Driving games are like wasps. You can go for ages without seeing one, and then a thousand million turn up at once. That's how it feels right now, anyway. The last few months have offered PGR4, Sega Rally, Juiced 2, Forza 2, DiRT, Flatout: Ultimate Carnage, while shiny new models of Need For Speed, Burnout and Gran Turismo rev their engines, and rattle their stupidly wide exhaust pipes in the garage, waiting to join the scrum. What does it take to stand out in such an unseemly morass of speeding metal?
Well, appearing on a console that isn't bombarded with new racing games seems to work.
Instinctively, the prospect of cramming the brutal yet technical experience of the Race Driver series into the smallest console on the market seems unwise. Surely Race Driver, which evolved from Codemasters' great TOCA Touring Car series, would lose too much in the transition? Amazingly, thanks to a canny conversion job by Glaswegian developer Firebrand, the game has actually gained features along the way, while retaining the unmistakable Race Driver feel.
Most notably, and as the rather blunt suffix suggests, the ability to create your own racetracks is a major addition, although even without that feature the game would still be indecently packed with gameplay options. World Tour is the meat of the game - at least to begin with - taking you through a tiered championship with races in different vehicle classes. 32 real world tracks are available for these challenges and, while the depiction is basic at best, it's a more than ample selection. The Tour is structured in such a way that you get to drive a varied selection of cars and racing trucks right from the start, so players who dislike having to wade through low-powered hatchback races to get to the meaty stuff are well catered for.
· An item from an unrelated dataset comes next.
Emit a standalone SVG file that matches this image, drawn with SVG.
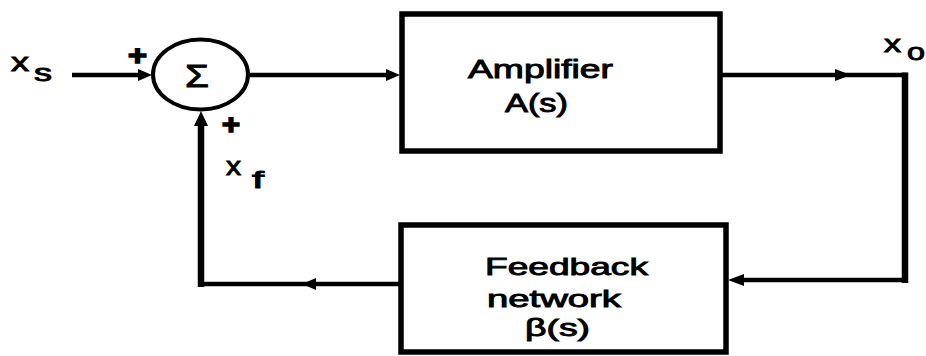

The World Tour is a lot more arcadey than the Race Driver games that have appeared on consoles past, with nippy handling and agreeably enthusiastic cornering. It's not drift racing, but nor is it the sort of unforgiving driving simulation that fans of the series have come to expect. Once you beat World Tour, the Pro Tour unlocks and its here that the realistic damage and precision handling come into play. In fact, so hardcore is this mode that even namby-pamby assists like automatic gear changes are outlawed. The game also deserves praise for resisting the temptation to overuse the stylus. It's a handy way to navigate the menus, and essential when designing your own tracks, but actual race control falls to the reliable d-pad and buttons combo. Too many games feel they need to crowbar the stylus into every aspect of gameplay, and it's refreshing to see it being used in a way that makes sense rather than a gimmick.
Simulation mode also caters for the Race Driver faithful, and showcases the long term flexibility this conversion offers. Huddled beneath the Simulation umbrella are three additional game modes: Free Race, Time Trial and Challenge. Time Trial is self-explanatory, but Free Race offers more than you might think. Not only can you take a spin around any track you've unlocked, you can also create your own custom championships using any combination of tracks and vehicles - including those you've designed yourself. Challenge, meanwhile, is another familiar option - a series of specific driving tests based around braking, steering and other basics of racing - but there's enough gameplay here to make it more than just a throwaway practice session.
The track designer, something which I feared might be a token gimmick, is actually a robust and intuitive tool. You can click-drag specific track pieces from a rather sparse library of straights, curves and trackside features, or you can simply doodle away with the stylus, letting the game work out the wrinkles. Best of all, it's so easy to use that you can rustle up a new track on the bus and be racing on it before your stop. You can take a 3D flythrough of your design at any time - even before it's all joined up - while it's just as easy to hop in a car and test drive it yourself, all from within the design menu. There are, naturally, limited save slots for these creations, but eight custom tracks should be more than enough at any one time.
All of which would be more than enough for a DS racer in most people's eyes, but the cart keeps on giving. There's a carefully thought out suite of multiplayer options, allowing for both local and Internet play. Local games employ cart sharing, so you can still race your friends even if only you have the game, while the online mode allows you to tag preferred opponents as "rivals", so you can keep track of them even if you don't have their Friend Code. The lobby system allows racers to veto track decisions by majority vote, while custom tracks can be pooled so you can share your designs with others and sample theirs at the same time. Stats are tracked from race to race, and drop-outs have their ranking penalised. While online play has never been a particular strength of Nintendo's current platforms, this as fully-featured as it's possible to get without the infrastructure of a PSN or Xbox Live.
The only real gripe is that, graphically, quite a bit has been sacrificed to make room for all this content. You'll recognise the shape of the real life tracks easy enough, but the details are often absent. This can leave the races themselves looking a bit barren, but it's not much of a problem since the handling and AI should ensure that you'll never be in a position to notice the rougher visual edges. If you're the kind of player who buys racing games because of how shiny they look then give this a miss. If you buy racing games for longevity, innovation and the old-fashioned thrill of besting human opponents, Race Driver's DS debut comes highly recommended.